The decision is the latest in a sequence of pro-arbitration decisions from the Supreme Court, which the liberal bloc believes have seriously undermined the rights of workers.

“The Court, paradoxically reciting the mantra that consent is essential, has facilitated companies’ efforts to deny employees and consumers the important right to sue in court, and to do so collectively, by inserting solo-arbitration-only clauses that parties lacking bargaining clout cannot remove,” Justice Ruth Bader Ginsburg wrote in dissent.

“When companies can muffle grievances in the cloakroom of arbitration, the result is inevitable: curtailed enforcement of laws designed to advance the well-being of the vulnerable,” she added.

The case arose in California when Frank Varela sued his employer, Lamps Plus, after a negligent employee revealed his personal tax information in a phishing scheme. Approximately 1,300 other workers were exposed to identity theft due to the error.

A federal district judge allowed Varela and other employees affected by the breach to band together against the company, authorizing class-wide arbitration to resolve the dispute. The 9th U.S. Circuit Court of Appeals affirmed that decision, based on a legal rule requiring that ambiguities in a contract should be construed against the drafter, in this case, Lamps Plus. The company appealed to the Supreme Court, which heard arguments in October.

Writing for the majority, Chief Justice John Roberts agreed that the arbitration agreement was ambiguous. However, he said the Federal Arbitration Act (FAA) requires a clearer contractual basis to compel group arbitration.
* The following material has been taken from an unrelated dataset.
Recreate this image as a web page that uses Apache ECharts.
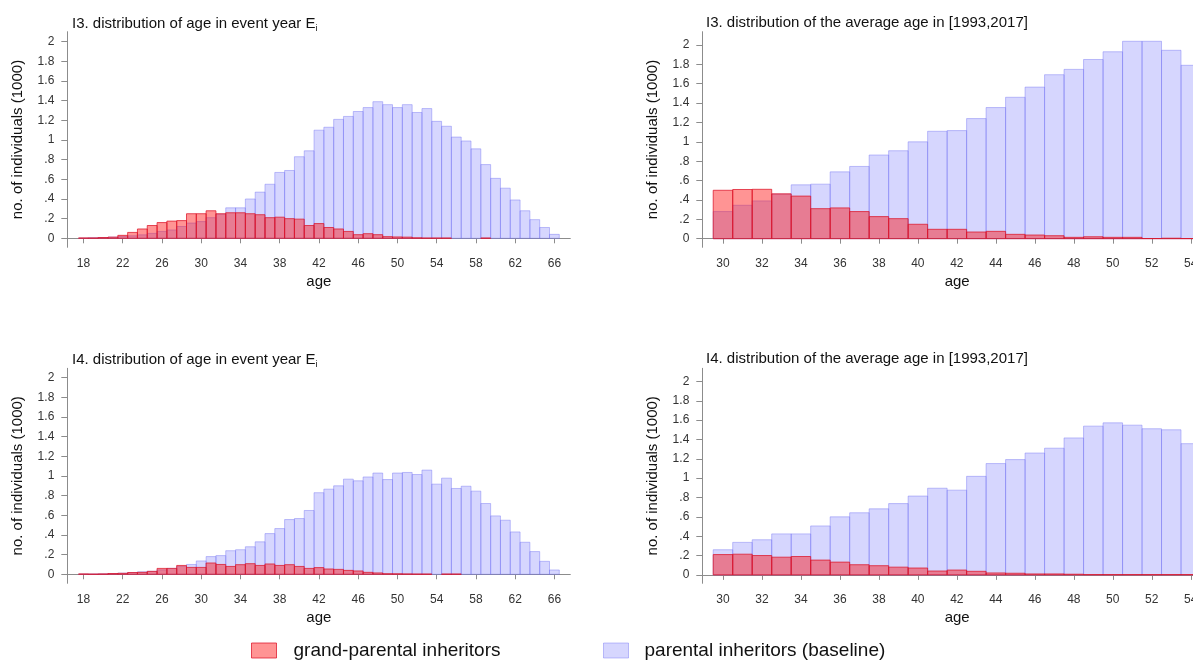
<!DOCTYPE html>
<html><head><meta charset="utf-8">
<script src="https://cdn.jsdelivr.net/npm/echarts@6/dist/echarts.min.js"></script>
<style>html,body{margin:0;padding:0;background:#fff}#c{width:1193px;height:671px}</style>
</head><body><div id="c"></div>
<script>
// ---------- data ----------
const agesEvent = [18,19,20,21,22,23,24,25,26,27,28,29,30,31,32,33,34,35,36,37,38,39,40,41,42,43,44,45,46,47,48,49,50,51,52,53,54,55,56,57,58,59,60,61,62,63,64,65,66];
const agesAvg = [30,31,32,33,34,35,36,37,38,39,40,41,42,43,44,45,46,47,48,49,50,51,52,53,54];

const i3EventParental = [0.0,0.005,0.008,0.012,0.018,0.025,0.035,0.05,0.07,0.085,0.12,0.155,0.17,0.21,0.245,0.31,0.31,0.40,0.47,0.55,0.67,0.69,0.83,0.89,1.10,1.13,1.21,1.24,1.29,1.33,1.39,1.36,1.33,1.36,1.28,1.32,1.19,1.14,1.03,0.99,0.91,0.75,0.61,0.51,0.39,0.28,0.19,0.11,0.04];
const i3EventGrand = [0.004,0.004,0.008,0.012,0.03,0.06,0.095,0.13,0.16,0.175,0.18,0.25,0.25,0.28,0.25,0.26,0.26,0.25,0.24,0.21,0.215,0.20,0.195,0.13,0.15,0.11,0.095,0.07,0.037,0.047,0.037,0.017,0.014,0.012,0.005,0.003,0.003,0.003,null,null,null,0.003,null,null,null,null,null,null,null];

const i3AvgParental = [0.28,0.345,0.39,0.46,0.556,0.563,0.69,0.746,0.864,0.908,1.0,1.109,1.116,1.24,1.354,1.46,1.565,1.693,1.748,1.85,1.93,2.038,2.038,1.945,1.79];
const i3AvgGrand = [0.50,0.508,0.51,0.463,0.44,0.31,0.318,0.28,0.228,0.207,0.149,0.097,0.097,0.069,0.076,0.045,0.038,0.031,0.014,0.02,0.014,0.014,0.002,0.005,0.002];

const i4EventParental = [0.0,0.002,0.004,0.008,0.012,0.018,0.025,0.03,0.045,0.06,0.08,0.10,0.136,0.18,0.19,0.24,0.25,0.28,0.33,0.414,0.465,0.557,0.567,0.649,0.83,0.866,0.90,0.968,0.951,0.99,1.03,0.964,1.03,1.036,1.015,1.06,0.917,0.978,0.873,0.896,0.846,0.72,0.594,0.55,0.431,0.326,0.231,0.132,0.044];
const i4EventGrand = [0.004,0.002,0.004,0.008,0.01,0.018,0.02,0.03,0.06,0.06,0.09,0.07,0.07,0.115,0.10,0.08,0.098,0.108,0.09,0.105,0.09,0.098,0.08,0.06,0.068,0.054,0.05,0.04,0.034,0.02,0.014,0.006,0.005,0.004,0.003,0.003,null,0.003,0.003,null,null,null,null,null,null,null,null,null,null];

const i4AvgParental = [0.26,0.336,0.363,0.424,0.424,0.506,0.60,0.642,0.683,0.737,0.815,0.896,0.876,1.019,1.151,1.192,1.26,1.31,1.416,1.538,1.572,1.548,1.511,1.50,1.357];
const i4AvgGrand = [0.21,0.214,0.20,0.183,0.19,0.153,0.132,0.105,0.095,0.08,0.071,0.04,0.05,0.037,0.02,0.017,0.01,0.01,0.007,0.003,0.003,0.003,0.003,0.003,0.003];

const yTicks = [0,0.2,0.4,0.6,0.8,1,1.2,1.4,1.6,1.8,2];
const xTicksEvent = [18,22,26,30,34,38,42,46,50,54,58,62,66];
const xTicksAvg = [30,32,34,36,38,40,42,44,46,48,50,52,54];

const titles = ['I3. distribution of age in event year E{sub|i}','I3. distribution of the average age in [1993,2017]','I4. distribution of age in event year E{sub|i}','I4. distribution of the average age in [1993,2017]'];
const nameGrand = 'grand-parental inheritors';
const nameParental = 'parental inheritors (baseline)';

// ---------- style ----------
const FONT = 'Liberation Sans, Arial, sans-serif';
const blueFill = 'rgba(90,90,250,0.25)';
const blueStroke = 'rgba(120,120,245,0.45)';
const redFill = 'rgba(255,0,0,0.42)';
const redStroke = 'rgba(220,20,40,0.75)';
const axisCol = '#8c8c8c';

function pairs(ages, vals){ const out=[]; ages.forEach((a,i)=>{ if(vals[i]!==null) out.push([a, vals[i]]); }); return out; }
function barRenderer(fill, stroke){
  return function(params, api){
    const a = api.value(0), v = api.value(1);
    const tl = api.coord([a-0.5, v]);
    const br = api.coord([a+0.5, 0]);
    return {type:'rect', shape:{x:tl[0], y:Math.min(tl[1],br[1]), width:br[0]-tl[0], height:Math.abs(br[1]-tl[1])},
      style:{fill:fill, stroke:stroke, lineWidth:1}};
  };
}
const panels = [
  {left:67.3, top:31.7, width:503, height:215.6, xmin:16.35, xmax:67.62, ymin:-0.0915, ymax:2.102, xt:xTicksEvent, ages:agesEvent, blue:i3EventParental, red:i3EventGrand, tl:72, tt:15},
  {left:702.3, top:31.7, width:509.7, height:215.6, xmin:28.94, xmax:55.09, ymin:-0.0888, ymax:2.137, xt:xTicksAvg, ages:agesAvg, blue:i3AvgParental, red:i3AvgGrand, tl:706, tt:15},
  {left:67.3, top:368.3, width:503, height:215, xmin:16.35, xmax:67.62, ymin:-0.0916, ymax:2.0956, xt:xTicksEvent, ages:agesEvent, blue:i4EventParental, red:i4EventGrand, tl:72, tt:351},
  {left:702.3, top:368.3, width:509.7, height:215, xmin:28.94, xmax:55.09, ymin:-0.087, ymax:2.136, xt:xTicksAvg, ages:agesAvg, blue:i4AvgParental, red:i4AvgGrand, tl:706, tt:351}
];

const option = {animation:false, backgroundColor:'#fff', textStyle:{fontFamily:FONT},
  title:[], grid:[], xAxis:[], yAxis:[], series:[],
  legend:[
    {data:[{name:nameGrand, itemStyle:{color:redFill, borderColor:redStroke, borderWidth:1}}], left:251, top:641, padding:0, icon:'rect', itemWidth:25, itemHeight:15,
      textStyle:{fontSize:19, color:'#111', fontFamily:FONT, padding:[0,0,0,12]}, selectedMode:false},
    {data:[{name:nameParental, itemStyle:{color:blueFill, borderColor:blueStroke, borderWidth:1}}], left:603, top:641, padding:0, icon:'rect', itemWidth:25, itemHeight:15,
      textStyle:{fontSize:19, color:'#111', fontFamily:FONT, padding:[0,0,0,11]}, selectedMode:false}
  ]
};
panels.forEach((p,i)=>{
  option.title.push({text:titles[i], left:p.tl, top:p.tt, padding:0,
    textStyle:{fontSize:15, fontWeight:'normal', color:'#111', fontFamily:FONT, rich:{sub:{fontSize:9, padding:[9,0,0,0], color:'#111', fontFamily:FONT}}}});
  option.grid.push({left:p.left, top:p.top, width:p.width, height:p.height, containLabel:false, outerBoundsMode:'none'});
  option.xAxis.push({type:'value', gridIndex:i, min:p.xmin, max:p.xmax, name:'age', nameLocation:'middle', nameGap:27,
    nameTextStyle:{fontSize:15, color:'#111', fontFamily:FONT},
    axisLine:{show:true, lineStyle:{color:axisCol, width:1}},
    axisTick:{show:true, length:5, customValues:p.xt, lineStyle:{color:axisCol}},
    axisLabel:{customValues:p.xt, fontSize:12, color:'#333', margin:10, fontFamily:FONT},
    splitLine:{show:false}});
  option.yAxis.push({type:'value', gridIndex:i, min:p.ymin, max:p.ymax, name:'no. of individuals (1000)', nameLocation:'middle', nameGap:42,
    nameTextStyle:{fontSize:15, color:'#111', fontFamily:FONT},
    axisLine:{show:true, lineStyle:{color:axisCol, width:1}},
    axisTick:{show:true, length:6, customValues:yTicks, lineStyle:{color:axisCol}},
    axisLabel:{customValues:yTicks, fontSize:12, color:'#333', margin:13, fontFamily:FONT,
      formatter:v=>{ const s=String(Math.round(v*10)/10); return s.replace(/^0\./,'.'); }},
    splitLine:{show:false}});
  option.series.push({type:'custom', name:nameParental, xAxisIndex:i, yAxisIndex:i, clip:true,
    itemStyle:{color:blueFill}, encode:{x:0,y:1}, data:pairs(p.ages,p.blue), renderItem:barRenderer(blueFill, blueStroke)});
  option.series.push({type:'custom', name:nameGrand, xAxisIndex:i, yAxisIndex:i, clip:true,
    itemStyle:{color:redFill}, encode:{x:0,y:1}, data:pairs(p.ages,p.red), renderItem:barRenderer(redFill, redStroke)});
});
const chart = echarts.init(document.getElementById('c'), null, {renderer:'canvas'});
chart.setOption(option);
</script></body></html>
“Ambiguity does not provide a sufficient basis to conclude that parties to an arbitration agreement agreed to sacrifice the principal advantage of arbitration,” the chief justice wrote. He went on to say that group arbitration is costly, complicated, and slow, thereby destroying the principle benefits of arbitration.

Elsewhere in the opinion, Roberts emphasized that consent is the animating principle of FAA cases, since arbitrators can only wield powers clearly given to them by the parties.

In dissent, Ginsburg said it was ironic for the majority to invoke consent, since few employees would choose to proceed alone in disputes against their employer. What’s more, she said the FAA as originally envisioned would apply to parties of relatively equal strength.

“Congress enacted the Federal Arbitration Act (FAA) in 1925 to enable merchants of roughly equal bargaining power to enter into binding agreements to arbitrate commercial disputes,” Ginsburg wrote. “The Act was not designed to govern contracts in which one of the parties characteristically has little bargaining power.”

Wednesday’s decision was the latest in a series of pro-arbitration decisions the high court has handed down in recent years. A five-justice majority in 2018 allowed employers to include mandatory individual arbitration clauses in employment contracts, rejecting arguments that such provisions are inconsistent with the National Labor Relations Act.